DATASET EXCERPT:
-- begin --

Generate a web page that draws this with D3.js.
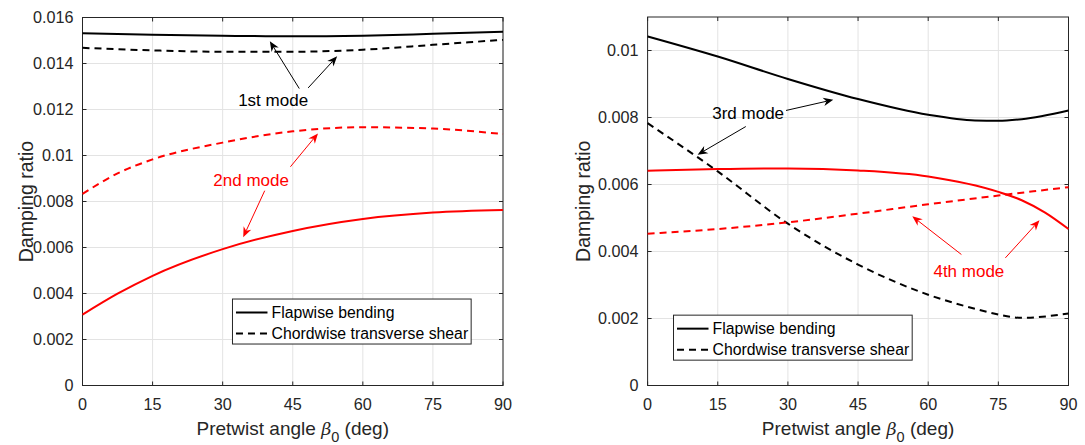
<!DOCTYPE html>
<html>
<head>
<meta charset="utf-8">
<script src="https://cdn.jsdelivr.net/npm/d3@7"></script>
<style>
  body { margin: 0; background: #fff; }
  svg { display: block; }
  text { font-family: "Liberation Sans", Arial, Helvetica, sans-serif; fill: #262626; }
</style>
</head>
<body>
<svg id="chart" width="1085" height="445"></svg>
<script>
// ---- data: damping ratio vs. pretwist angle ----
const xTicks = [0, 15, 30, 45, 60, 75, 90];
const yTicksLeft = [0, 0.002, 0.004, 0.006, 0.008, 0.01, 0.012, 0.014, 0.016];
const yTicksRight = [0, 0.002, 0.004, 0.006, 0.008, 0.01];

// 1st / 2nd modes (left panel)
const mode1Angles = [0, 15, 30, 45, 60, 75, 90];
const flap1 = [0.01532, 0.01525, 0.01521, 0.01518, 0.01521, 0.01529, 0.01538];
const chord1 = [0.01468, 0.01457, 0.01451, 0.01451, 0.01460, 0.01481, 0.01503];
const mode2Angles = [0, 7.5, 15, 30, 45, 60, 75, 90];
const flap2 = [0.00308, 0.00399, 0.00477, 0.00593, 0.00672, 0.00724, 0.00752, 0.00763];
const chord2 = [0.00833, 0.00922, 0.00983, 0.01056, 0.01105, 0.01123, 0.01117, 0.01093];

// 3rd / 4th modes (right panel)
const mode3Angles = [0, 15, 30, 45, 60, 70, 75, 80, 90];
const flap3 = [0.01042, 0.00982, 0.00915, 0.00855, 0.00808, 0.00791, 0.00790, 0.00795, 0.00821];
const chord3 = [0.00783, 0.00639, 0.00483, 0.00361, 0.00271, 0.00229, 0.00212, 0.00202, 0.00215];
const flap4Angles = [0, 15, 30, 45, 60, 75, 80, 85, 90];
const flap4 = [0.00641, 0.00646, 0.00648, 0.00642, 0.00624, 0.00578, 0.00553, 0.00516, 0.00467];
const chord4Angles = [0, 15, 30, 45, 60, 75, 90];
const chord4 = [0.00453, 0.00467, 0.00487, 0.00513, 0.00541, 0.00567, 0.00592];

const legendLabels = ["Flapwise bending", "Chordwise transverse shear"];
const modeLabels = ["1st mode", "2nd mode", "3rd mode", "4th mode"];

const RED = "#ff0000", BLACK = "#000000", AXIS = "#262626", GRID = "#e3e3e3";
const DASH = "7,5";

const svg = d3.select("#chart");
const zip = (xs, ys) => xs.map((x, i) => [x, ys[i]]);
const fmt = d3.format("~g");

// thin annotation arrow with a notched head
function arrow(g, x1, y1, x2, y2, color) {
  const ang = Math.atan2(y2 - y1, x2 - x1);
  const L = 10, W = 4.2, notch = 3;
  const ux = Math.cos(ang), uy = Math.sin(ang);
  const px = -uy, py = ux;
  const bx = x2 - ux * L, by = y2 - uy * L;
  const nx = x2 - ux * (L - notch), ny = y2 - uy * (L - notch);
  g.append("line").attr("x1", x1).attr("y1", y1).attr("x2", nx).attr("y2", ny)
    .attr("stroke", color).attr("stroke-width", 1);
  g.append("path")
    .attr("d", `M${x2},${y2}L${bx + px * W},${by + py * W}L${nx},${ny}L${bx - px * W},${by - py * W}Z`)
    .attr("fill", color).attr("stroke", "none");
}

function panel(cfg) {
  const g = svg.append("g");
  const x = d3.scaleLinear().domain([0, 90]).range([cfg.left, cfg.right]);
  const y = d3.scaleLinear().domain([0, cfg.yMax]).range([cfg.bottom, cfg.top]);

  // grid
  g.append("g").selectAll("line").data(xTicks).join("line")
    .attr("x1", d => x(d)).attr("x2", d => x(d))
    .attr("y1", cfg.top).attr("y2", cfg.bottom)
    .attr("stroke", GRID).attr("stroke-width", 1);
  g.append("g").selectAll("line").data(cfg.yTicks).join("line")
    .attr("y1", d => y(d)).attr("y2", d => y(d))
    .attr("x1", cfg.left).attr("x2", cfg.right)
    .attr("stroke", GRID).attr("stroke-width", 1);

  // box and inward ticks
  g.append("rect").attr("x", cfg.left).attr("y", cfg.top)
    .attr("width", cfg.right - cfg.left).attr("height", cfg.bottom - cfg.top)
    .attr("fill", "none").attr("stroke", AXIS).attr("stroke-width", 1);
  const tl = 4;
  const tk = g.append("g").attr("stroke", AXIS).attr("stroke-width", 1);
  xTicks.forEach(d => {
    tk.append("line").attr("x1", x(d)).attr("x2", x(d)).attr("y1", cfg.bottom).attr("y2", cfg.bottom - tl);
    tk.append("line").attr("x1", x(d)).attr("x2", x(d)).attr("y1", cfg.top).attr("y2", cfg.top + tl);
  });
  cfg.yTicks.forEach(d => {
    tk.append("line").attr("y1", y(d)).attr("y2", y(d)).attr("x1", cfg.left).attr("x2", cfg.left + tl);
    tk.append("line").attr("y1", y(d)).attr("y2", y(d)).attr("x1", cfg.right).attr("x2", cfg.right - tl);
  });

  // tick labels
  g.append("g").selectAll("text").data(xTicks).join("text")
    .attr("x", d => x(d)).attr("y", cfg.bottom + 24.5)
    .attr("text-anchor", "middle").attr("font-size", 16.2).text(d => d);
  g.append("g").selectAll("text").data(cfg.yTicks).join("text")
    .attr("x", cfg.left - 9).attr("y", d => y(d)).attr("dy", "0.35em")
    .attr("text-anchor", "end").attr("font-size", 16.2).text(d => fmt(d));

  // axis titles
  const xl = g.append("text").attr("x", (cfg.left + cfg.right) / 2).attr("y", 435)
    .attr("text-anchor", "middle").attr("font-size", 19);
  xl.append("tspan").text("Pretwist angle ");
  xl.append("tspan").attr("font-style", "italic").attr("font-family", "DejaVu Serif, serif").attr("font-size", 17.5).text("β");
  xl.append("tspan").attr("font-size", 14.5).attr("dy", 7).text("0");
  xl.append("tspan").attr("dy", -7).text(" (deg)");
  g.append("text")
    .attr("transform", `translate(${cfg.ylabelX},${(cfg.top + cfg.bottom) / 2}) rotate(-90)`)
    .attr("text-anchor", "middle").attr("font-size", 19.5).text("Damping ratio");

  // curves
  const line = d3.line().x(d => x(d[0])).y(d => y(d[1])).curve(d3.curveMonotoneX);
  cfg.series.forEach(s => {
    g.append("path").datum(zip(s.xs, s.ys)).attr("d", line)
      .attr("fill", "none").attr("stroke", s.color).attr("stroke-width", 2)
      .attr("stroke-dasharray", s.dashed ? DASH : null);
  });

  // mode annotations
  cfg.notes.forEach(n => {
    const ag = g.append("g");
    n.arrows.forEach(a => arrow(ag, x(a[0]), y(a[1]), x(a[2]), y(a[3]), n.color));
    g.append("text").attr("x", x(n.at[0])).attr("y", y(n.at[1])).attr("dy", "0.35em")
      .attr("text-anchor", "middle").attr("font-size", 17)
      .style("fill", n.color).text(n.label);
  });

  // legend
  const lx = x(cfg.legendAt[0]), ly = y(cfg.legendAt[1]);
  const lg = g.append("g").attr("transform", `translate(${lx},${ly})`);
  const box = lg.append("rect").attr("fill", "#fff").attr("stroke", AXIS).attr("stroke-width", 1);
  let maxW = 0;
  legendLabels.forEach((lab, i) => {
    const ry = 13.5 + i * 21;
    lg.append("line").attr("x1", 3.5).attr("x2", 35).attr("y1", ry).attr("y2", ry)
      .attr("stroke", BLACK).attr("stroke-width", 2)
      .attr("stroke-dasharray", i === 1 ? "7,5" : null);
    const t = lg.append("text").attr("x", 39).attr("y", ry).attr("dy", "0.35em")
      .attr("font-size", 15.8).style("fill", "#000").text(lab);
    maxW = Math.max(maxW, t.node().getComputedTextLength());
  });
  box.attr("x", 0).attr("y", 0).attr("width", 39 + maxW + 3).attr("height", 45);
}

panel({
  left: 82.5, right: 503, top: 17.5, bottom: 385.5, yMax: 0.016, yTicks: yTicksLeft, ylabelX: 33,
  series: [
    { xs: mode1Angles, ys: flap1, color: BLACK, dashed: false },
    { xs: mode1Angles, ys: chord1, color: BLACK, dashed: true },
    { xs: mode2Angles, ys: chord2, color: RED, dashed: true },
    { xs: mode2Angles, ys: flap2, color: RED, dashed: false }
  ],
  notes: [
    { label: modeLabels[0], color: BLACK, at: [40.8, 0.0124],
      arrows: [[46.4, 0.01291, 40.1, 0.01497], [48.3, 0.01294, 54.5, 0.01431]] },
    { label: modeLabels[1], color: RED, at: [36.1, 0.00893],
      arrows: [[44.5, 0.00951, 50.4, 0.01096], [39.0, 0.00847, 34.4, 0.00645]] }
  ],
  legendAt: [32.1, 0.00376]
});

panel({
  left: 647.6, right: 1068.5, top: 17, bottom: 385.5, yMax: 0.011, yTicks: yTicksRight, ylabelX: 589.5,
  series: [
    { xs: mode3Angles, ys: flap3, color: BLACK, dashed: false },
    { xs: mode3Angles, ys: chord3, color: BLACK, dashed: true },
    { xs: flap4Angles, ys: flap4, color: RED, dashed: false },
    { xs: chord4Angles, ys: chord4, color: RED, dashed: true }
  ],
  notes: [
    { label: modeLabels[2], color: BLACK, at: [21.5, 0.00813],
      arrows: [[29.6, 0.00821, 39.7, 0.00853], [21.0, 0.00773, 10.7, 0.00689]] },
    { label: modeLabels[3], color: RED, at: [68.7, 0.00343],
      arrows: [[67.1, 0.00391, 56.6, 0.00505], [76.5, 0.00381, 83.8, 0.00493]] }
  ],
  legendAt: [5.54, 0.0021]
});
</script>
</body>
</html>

-- end --

WHAT IS ASKED:
Each line from the top of the material through the line containing "const yTicksRight = [0, 0.002, 0.004, 0.006, 0.008, 0.01];" should be reproduced exactly; please drop any images.

EXERCISE SOLUTION:
Generate a web page that draws this with D3.js.
<!DOCTYPE html>
<html>
<head>
<meta charset="utf-8">
<script src="https://cdn.jsdelivr.net/npm/d3@7"></script>
<style>
  body { margin: 0; background: #fff; }
  svg { display: block; }
  text { font-family: "Liberation Sans", Arial, Helvetica, sans-serif; fill: #262626; }
</style>
</head>
<body>
<svg id="chart" width="1085" height="445"></svg>
<script>
// ---- data: damping ratio vs. pretwist angle ----
const xTicks = [0, 15, 30, 45, 60, 75, 90];
const yTicksLeft = [0, 0.002, 0.004, 0.006, 0.008, 0.01, 0.012, 0.014, 0.016];
const yTicksRight = [0, 0.002, 0.004, 0.006, 0.008, 0.01];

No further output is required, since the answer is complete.